2. Inline File Includes

Include files within specific configuration blocks using !include:

network_config.yaml:

depth: 5
filters: 32
num_classes: 5
activation:
  name: lrelu
  negative_slope: 0.1

main_config.yaml:

model:
  name: full_chain
  modules:
    uresnet: !include network_config.yaml
    ppn: !include ppn_config.yaml

3. Dot-Notation Override

Override specific nested parameters without duplicating entire blocks using the override: block with dot-separated keys:

include: icarus_base.yaml

# Override specific parameters using dot notation
override:
  io.loader.batch_size: 8
  io.loader.dataset.file_keys: [data, seg_label, clust_label]
  base.iterations: 1000
  model.modules.uresnet.depth: 6

This is equivalent to:

include: icarus_base.yaml

io:
  loader:
    batch_size: 8
    dataset:
      file_keys: [data, seg_label, clust_label]

base:
  iterations: 1000

model:
  modules:
    uresnet:
      depth: 6

4. Removing Keys

Remove keys from included files using either the remove: directive or by setting values to null in override::

Using the remove directive:

include: base_config.yaml

# Remove specific keys
remove: io.loader.shuffle

# Or remove multiple keys
remove:
  - io.loader.shuffle
  - model.dropout_rate
  - base.debug_mode

Using null in override:

include: base_config.yaml

# Set to null to remove the key
override:
  io.loader.shuffle: null
  model.dropout_rate: null

Both methods achieve the same result: the specified keys are completely removed from the final configuration dictionary.

Complete Example

icarus_base.yaml:

base:
  world_size: 1
  iterations: -1
  seed: 0
  dtype: float32

geo:
  detector: icarus
  tag: icarus_v4

io:
  loader:
    batch_size: 4
    shuffle: false
    num_workers: 8
    dataset:
      name: larcv
      file_keys: null

uresnet_config.yaml:

num_input: 2
num_classes: 5
filters: 32
depth: 5
activation:
  name: lrelu
  negative_slope: 0.1

icarus_full_chain.yaml:

include: icarus_base.yaml

# Include network configuration inline
model:
  name: full_chain
  modules:
    uresnet: !include uresnet_config.yaml

# Override specific parameters
overrides:
  io.loader.batch_size: 8
  io.loader.dataset.file_keys: [data, seg_label, clust_label]
  base.iterations: 1000

Usage in Python

from spine.config import load_config

# Load your config file
cfg = load_config('icarus_full_chain.yaml')

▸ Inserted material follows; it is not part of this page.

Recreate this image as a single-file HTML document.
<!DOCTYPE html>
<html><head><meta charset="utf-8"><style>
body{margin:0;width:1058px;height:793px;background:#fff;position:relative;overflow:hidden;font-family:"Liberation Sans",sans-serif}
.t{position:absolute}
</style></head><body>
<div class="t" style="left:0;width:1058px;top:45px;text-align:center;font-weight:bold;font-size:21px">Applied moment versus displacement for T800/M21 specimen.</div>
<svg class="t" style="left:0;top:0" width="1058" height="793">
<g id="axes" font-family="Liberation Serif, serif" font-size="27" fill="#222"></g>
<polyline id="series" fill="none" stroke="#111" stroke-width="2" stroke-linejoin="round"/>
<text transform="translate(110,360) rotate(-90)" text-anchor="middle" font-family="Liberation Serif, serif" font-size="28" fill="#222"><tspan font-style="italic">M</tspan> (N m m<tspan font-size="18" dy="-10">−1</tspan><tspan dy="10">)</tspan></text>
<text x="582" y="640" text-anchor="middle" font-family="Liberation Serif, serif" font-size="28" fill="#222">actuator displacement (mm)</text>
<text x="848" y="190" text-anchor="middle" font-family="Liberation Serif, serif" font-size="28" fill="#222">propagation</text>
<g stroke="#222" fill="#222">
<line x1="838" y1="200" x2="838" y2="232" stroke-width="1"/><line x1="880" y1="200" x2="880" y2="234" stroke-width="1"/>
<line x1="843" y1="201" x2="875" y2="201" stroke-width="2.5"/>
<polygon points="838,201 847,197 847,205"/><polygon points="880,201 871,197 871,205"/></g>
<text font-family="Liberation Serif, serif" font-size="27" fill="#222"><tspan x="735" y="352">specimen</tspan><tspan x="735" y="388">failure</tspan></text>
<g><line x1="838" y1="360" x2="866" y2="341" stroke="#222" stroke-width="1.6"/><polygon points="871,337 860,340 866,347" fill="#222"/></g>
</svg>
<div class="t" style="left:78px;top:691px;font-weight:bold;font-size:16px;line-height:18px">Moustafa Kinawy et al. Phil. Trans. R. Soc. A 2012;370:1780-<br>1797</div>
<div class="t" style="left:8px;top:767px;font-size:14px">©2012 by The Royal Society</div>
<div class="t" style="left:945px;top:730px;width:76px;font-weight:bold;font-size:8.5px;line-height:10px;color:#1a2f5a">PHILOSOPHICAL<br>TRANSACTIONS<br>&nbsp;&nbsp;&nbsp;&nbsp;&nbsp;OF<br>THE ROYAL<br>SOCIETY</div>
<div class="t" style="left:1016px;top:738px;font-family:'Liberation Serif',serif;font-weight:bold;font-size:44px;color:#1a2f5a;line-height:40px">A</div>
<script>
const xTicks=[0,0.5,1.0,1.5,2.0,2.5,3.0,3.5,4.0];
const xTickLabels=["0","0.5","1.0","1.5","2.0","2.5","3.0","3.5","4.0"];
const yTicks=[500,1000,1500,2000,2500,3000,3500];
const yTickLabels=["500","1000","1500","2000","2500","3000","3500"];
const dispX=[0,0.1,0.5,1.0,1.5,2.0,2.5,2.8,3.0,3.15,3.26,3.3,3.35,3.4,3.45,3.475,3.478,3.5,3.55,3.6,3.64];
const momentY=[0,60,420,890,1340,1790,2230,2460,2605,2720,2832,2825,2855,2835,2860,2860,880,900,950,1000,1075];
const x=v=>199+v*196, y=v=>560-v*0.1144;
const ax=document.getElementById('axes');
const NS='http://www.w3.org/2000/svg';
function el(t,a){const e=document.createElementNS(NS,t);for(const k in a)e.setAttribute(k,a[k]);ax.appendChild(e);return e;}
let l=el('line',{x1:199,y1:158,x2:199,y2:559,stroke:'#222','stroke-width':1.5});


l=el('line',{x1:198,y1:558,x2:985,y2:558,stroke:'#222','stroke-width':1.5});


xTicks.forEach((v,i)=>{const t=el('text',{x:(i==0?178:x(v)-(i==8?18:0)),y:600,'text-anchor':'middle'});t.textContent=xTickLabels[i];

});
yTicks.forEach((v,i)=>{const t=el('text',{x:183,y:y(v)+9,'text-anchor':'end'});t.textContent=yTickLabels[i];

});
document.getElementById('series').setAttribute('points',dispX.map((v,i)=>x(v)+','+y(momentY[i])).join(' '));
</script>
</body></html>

# Access configuration values
print(cfg['base']['iterations'])  # 1000
print(cfg['io']['loader']['batch_size'])  # 8
print(cfg['model']['modules']['uresnet']['depth'])  # 5

Command-Line Overrides

When using the SPINE CLI, you can override any configuration parameter using the --set flag with dot notation:

# Override a single parameter
spine -c config.yaml --set io.loader.batch_size=8

# Override multiple parameters
spine -c config.yaml \
  --set base.iterations=1000 \
  --set io.loader.batch_size=16 \
  --set io.loader.dataset.file_keys=[file1.root,file2.root]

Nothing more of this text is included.